Most notable are two sections of level four. First of all the player finds themselves inside a giant spinning tube, even now the graphics are good enough to make you feel dizzy meaning you really have to concentrate to stop from falling to your doom. Next comes a huge rock monsters at the end of level, upon striking said monster it gradually shrinks before finally expanding to fill the whole screen and disappearing into the distance, not as impressive as it once was, but back in the day this truly was as good as it got. 

Mode 7 aside, the rest of the graphical content of the title is of an exceptionally high standard. Each level offers something new to be impressed by.
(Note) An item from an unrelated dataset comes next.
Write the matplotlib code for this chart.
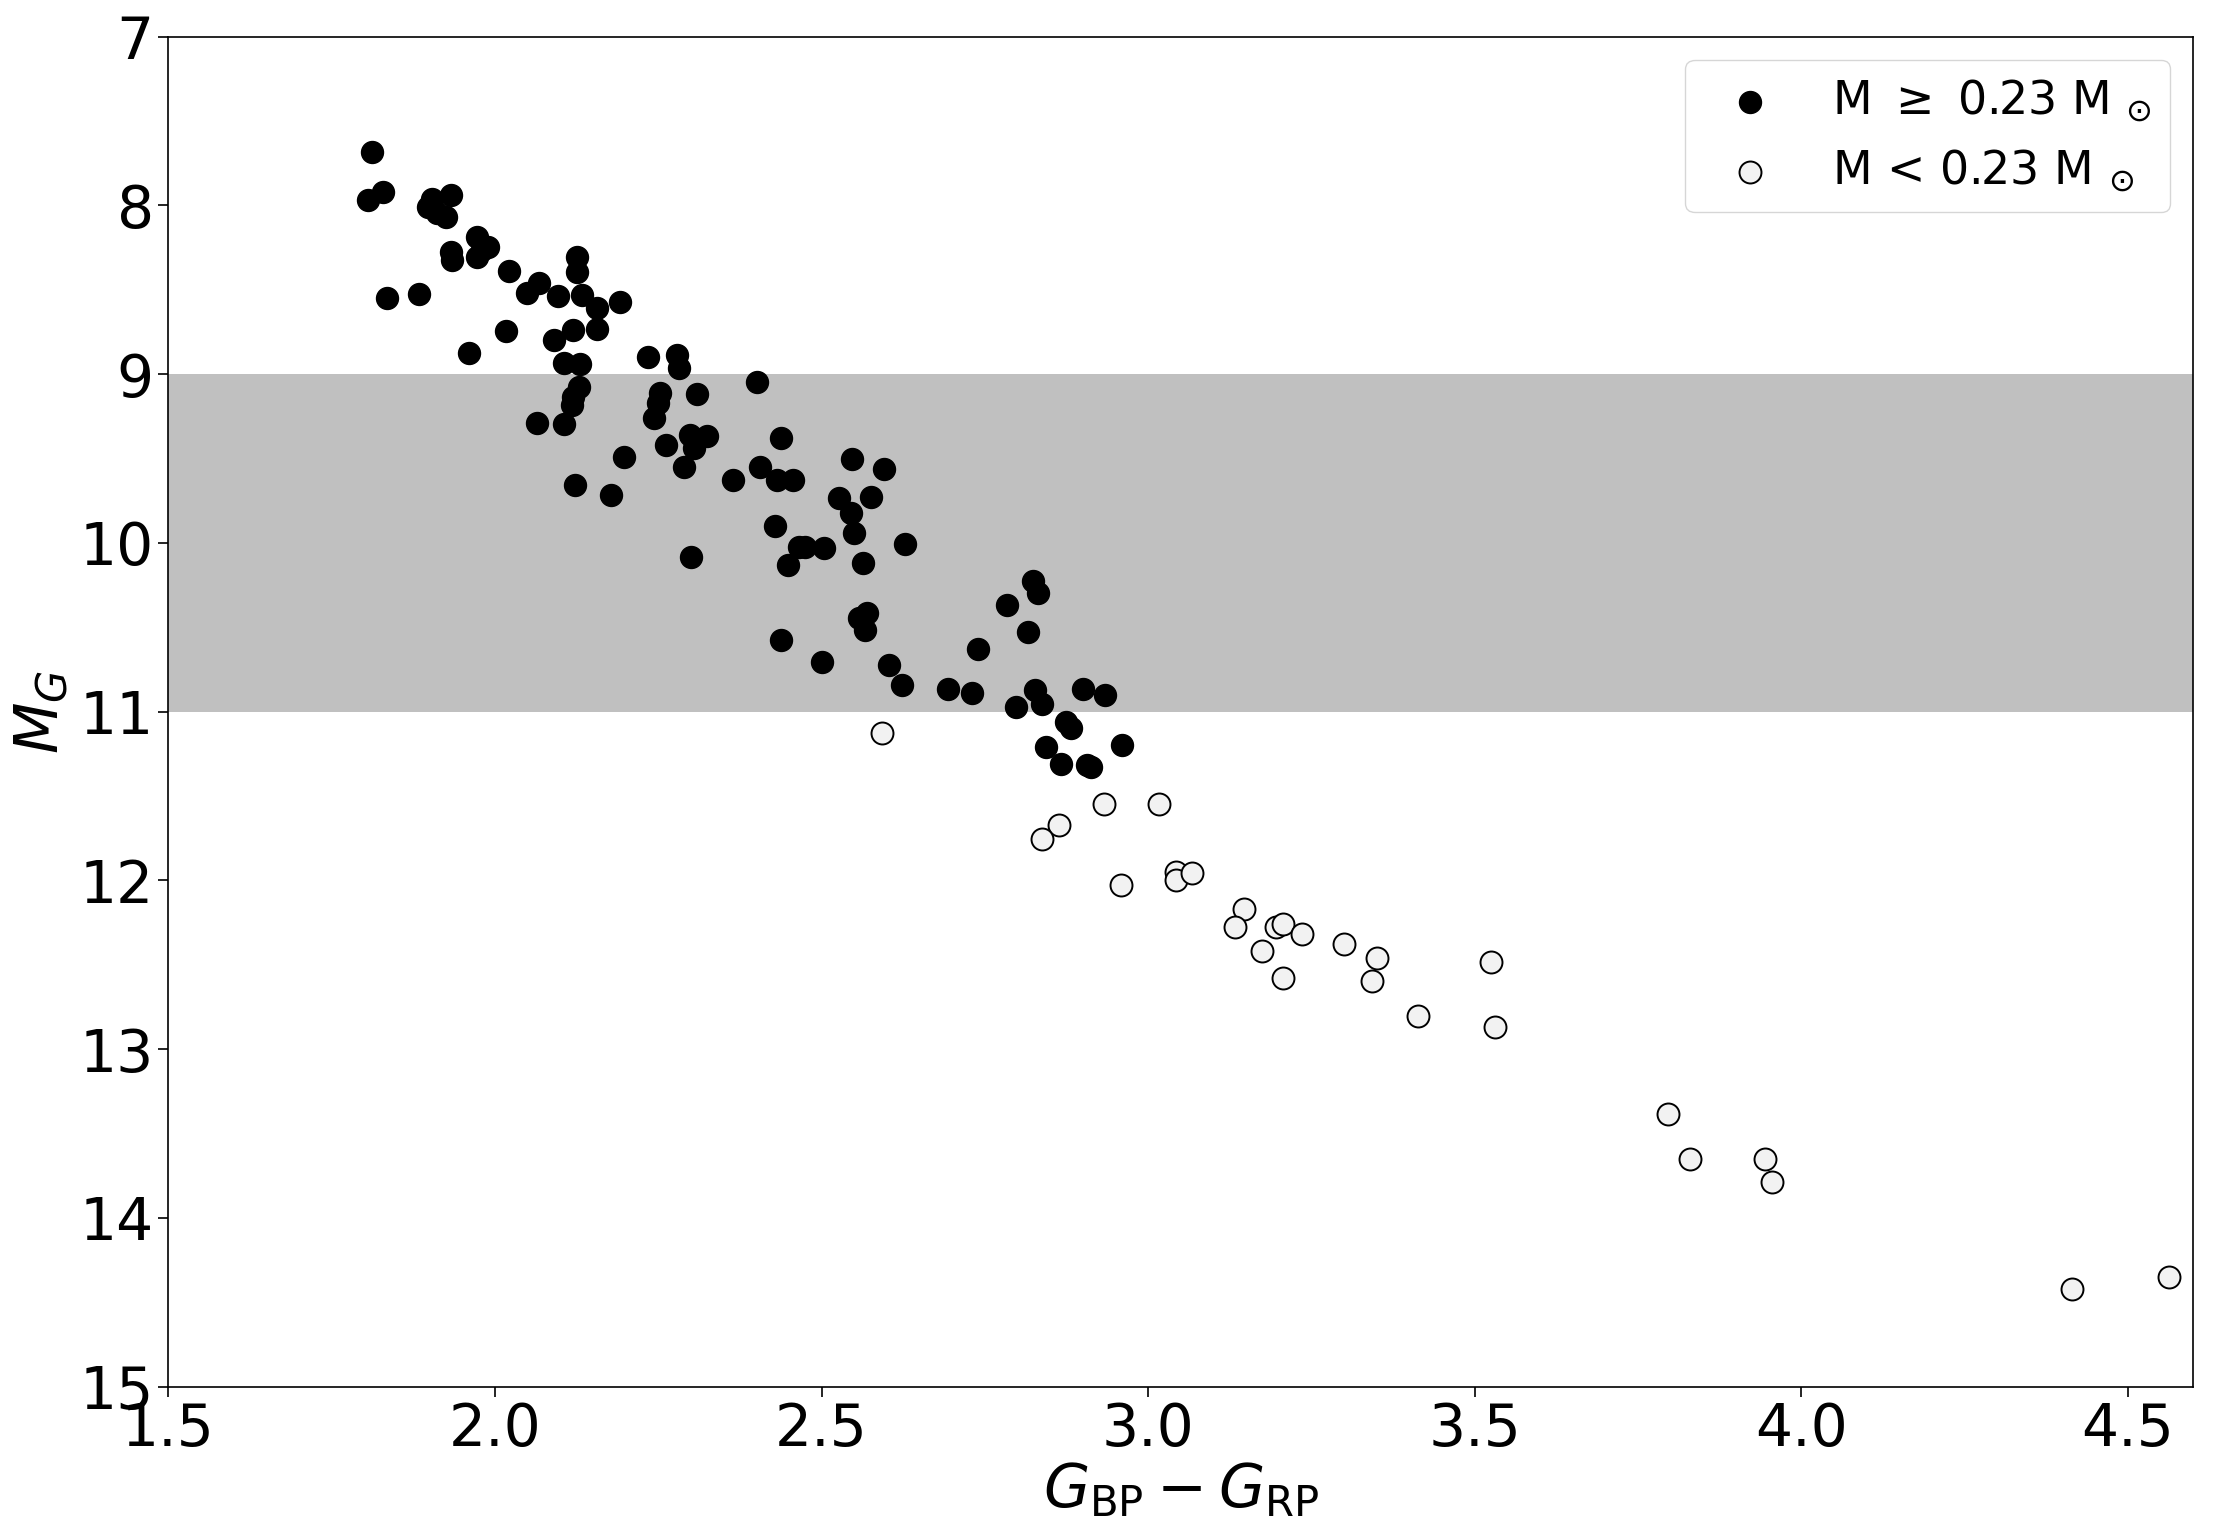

Level one sees a huge metal fence come out of the ground at the start of one section then as our hero progresses through, vines and leaves begin to sneak slowly up it. Level two has some beautiful running water effects, and the small droplets that fall from the stalactites in level three have a subtle beauty all of their own. 

Each level looks different from the last, ranging from the expected castle environments to marshes, underground caverns and murky dungeons to name a few. Inhabiting each area are unique monsters as well as the standard bats and skeletons that appear throughout the game. All creatures are well animated and surprisingly detailed for a sixteen-bit title and it all adds to the games a very distinctive look and atmosphere. 

Along with exceptional graphics comes an even more impressive use of music. This is easily one of the most sonically impressive title ever to be released on any format. The sheer range and depth of sound present is outstanding withsound gradually building in each level before erupting into a full on gothic/classical experience. At times you may find yourself listening to the music instead of concentrating on what you are doing as the amount of layers each work contains is staggering, a truly exceptional achievement which gives the game so much atmosphere that even now certain parts can seem quite sinister. 

While at first appearing to contain fairly standard and uninspiring gameplay, playing the game for more than five minutes soon reveals an astonishing amount of flexibility and depth in the control system. As well as the standard jumping and straightforward monster slaying action, all of which can be carried out with ease due to responsive controls, comes the new addition of Simon's whip. The whip can be used to attack in a three hundred and sixty degree field. 

Furthermore, after the initial attack with the whip is made, if the attack button is kept held down the whip looses its rigidity and can be flicked around, something that proves useful if you miss a small target with your initial strike. Apart from attacking, the whip can also be used to swing from hooks located around the levels, while most of the time the player is required simply to swing from one side of a drop to another, on the odd occasion more skill is needed and this helps to keep levels varied and the action constantly surprising. 

Overall, it is plain to see that Super Castlevania IV is one of finest titles ever to appear in the gaming market. Very rarely does a game come as a complete package of graphics, sound and gameplay. Add to that a very well developed learning curve and the sheer variety to be found in level design and you are looking at an ageless classic that every single Super Nintendo owner walking the earths surface should own. With only Symphony of the Night and the PC-Engine version of Dracula X possibly being in the same league, for Castlevania fans the series has never really got any better than this.